TORONTO (Reuters) - The Canadian dollar on Monday ended 2018 with its worst annual performance in three years, hitting a 19-month low against its U.S. counterpart earlier in the day before reversing its decline as oil prices and stocks rallied.
At 3:37 p.m. (2037 GMT), the Canadian dollar CAD=D4 was trading nearly unchanged at 1.3635 to the greenback, or 73.34 U.S. cents.
The currency, which has been pressured in recent months by a sharp drop in the price of oil, one of Canada’s major exports, and volatility in equity markets, hit its weakest intraday level since May 2017 at 1.3665.
“It has been a pretty terrible year for the Canadian dollar,” said Rahim Madhavji, president at Knightsbridge Foreign Exchange. “The combination of a flight to safety plus weak oil is a recipe for disaster for the Canadian dollar.”
For the year, the loonie was down 7.7 percent, its first decline since 2015.
Stocks were boosted on Monday by signs of progress in the U.S.-China trade dispute, while U.S. crude oil futures CLc1 settled 0.2 percent higher.
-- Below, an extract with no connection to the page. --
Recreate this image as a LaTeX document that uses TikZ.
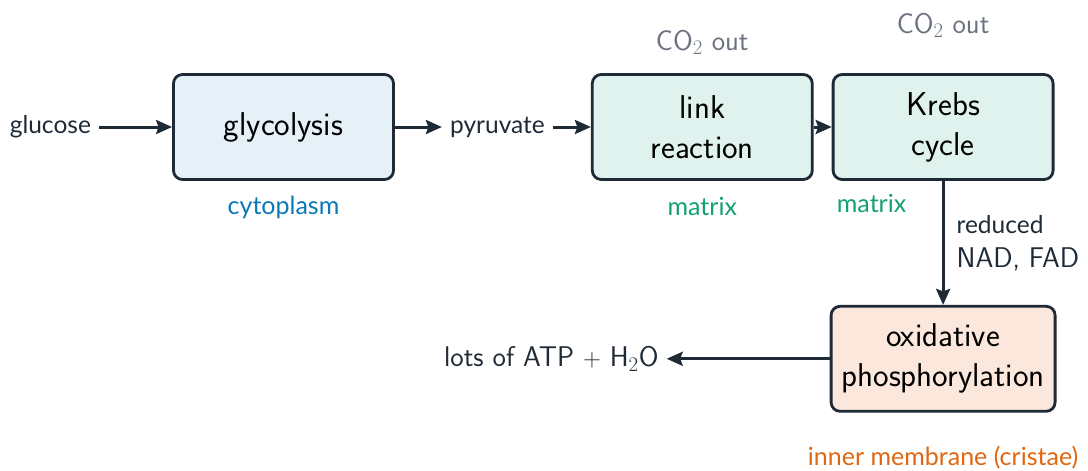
\documentclass[tikz,border=0pt]{standalone}
\usepackage{fontspec}
\newfontfamily\lblfont{Lato}
\usetikzlibrary{arrows.meta,positioning}
\definecolor{edgecol}{HTML}{1F2A37}
\definecolor{glycofill}{HTML}{E5F0F7}
\definecolor{matfill}{HTML}{E0F2EE}
\definecolor{oxfill}{HTML}{FBE7DB}
\definecolor{cytocol}{HTML}{0B78B8}
\definecolor{matcol}{HTML}{13A074}
\definecolor{memcol}{HTML}{E0670F}
\definecolor{gascol}{HTML}{6B7280}
\tikzset{
stage/.style = {draw=edgecol, line width=2.8pt, rounded corners=9pt, minimum width=220pt, minimum height=105pt, align=center, inner sep=0pt, text=black, font=\sffamily\fontsize{33}{40}\selectfont},
flowlbl/.style = {inner xsep=8pt, inner ysep=0pt, text=edgecol, font=\lblfont\fontsize{24.5}{30}\selectfont},
site/.style = {inner sep=0pt, font=\lblfont\fontsize{25}{30}\selectfont},
note/.style = {inner sep=0pt, text=edgecol, font=\sffamily\fontsize{28.5}{34}\selectfont},
gas/.style = {note, text=gascol},
flow/.style = {->, draw=edgecol, line width=3pt}
}

\begin{document}
\begin{tikzpicture}[x=1pt, y=1pt, node distance=18pt, >={Stealth[length=16pt,width=14pt,inset=2.5pt]}]
  \useasboundingbox (0,0) rectangle (1088,-471);
  % stages
  \node [stage, fill=glycofill] (glyco) at (283.5,-127) {glycolysis};
  \node [stage, fill=matfill, right=196pt of glyco] (link) {link\\reaction};
  \node [stage, fill=matfill, right=of link] (krebs) {Krebs\\cycle};
  \node [stage, fill=oxfill, minimum width=224pt, below=124pt of krebs] (oxid) {oxidative\\phosphorylation};

  % inputs and outputs
  \node [flowlbl, left=73pt of glyco]   (glucose)  {glucose};
  \node [flowlbl, right=47pt of glyco]  (pyruvate) {pyruvate};
  \node [note, inner xsep=8pt, left=163pt of oxid] (atp) {lots of ATP $+$ H$_2$O};
  \node [gas, above=18pt of link]       (co2a)     {CO$_2$ out};
  \node [gas, above=35pt of krebs]      (co2b)     {CO$_2$ out};

  % where it happens
  \node [site, text=cytocol, below=15pt of glyco] (cyto)  {cytoplasm};
  \node [site, text=matcol, below=16pt of link]   (mat1)  {matrix};
  \node [site, text=matcol, below right=13pt and 5pt of krebs.south west] (mat2) {matrix};
  \node [site, text=memcol, below=33pt of oxid]   (memb)  {inner membrane (cristae)};

  \draw [flow] (glucose) -- (glyco);
  \draw [flow] (glyco) -- (pyruvate);
  \draw [flow] (pyruvate) -- (link);
  \draw [flow] (link) -- (krebs);
  \draw [flow] (krebs) -- node [note, anchor=west, xshift=12pt, align=left] {{\lblfont\fontsize{24.5}{34}\selectfont reduced}\\NAD, FAD} (oxid);
  \draw [flow] (oxid) -- (atp);
\end{tikzpicture}
\end{document}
Still, oil has fallen about 40 percent since October.
“The fact that oil prices are down quite a bit is something that is going to worry the Bank of Canada,” Madhavji said.
The central bank has raised interest rates five times since July 2017 to leave its benchmark interest rate at 1.75 percent. But money markets do not expect any further increases in 2019. BOCWATCH
The U.S. dollar .DXY fell against a basket of major currencies in thin year-end trading as increased risk appetite weighed on demand for safe-haven currencies.
Canadian government bond prices were mixed across a steeper yield curve, with the two-year CA2YT=RR flat to yield 1.862 percent and the 10-year CA10YT=RR falling 8 Canadian cents to yield 1.965 percent.
In earlier trading, the two-year yield fell to its lowest since June 29 at 1.846 percent.
Canadian financial markets will be closed on Tuesday for the New Year’s Day holiday. The country’s employment report for December is due on Friday.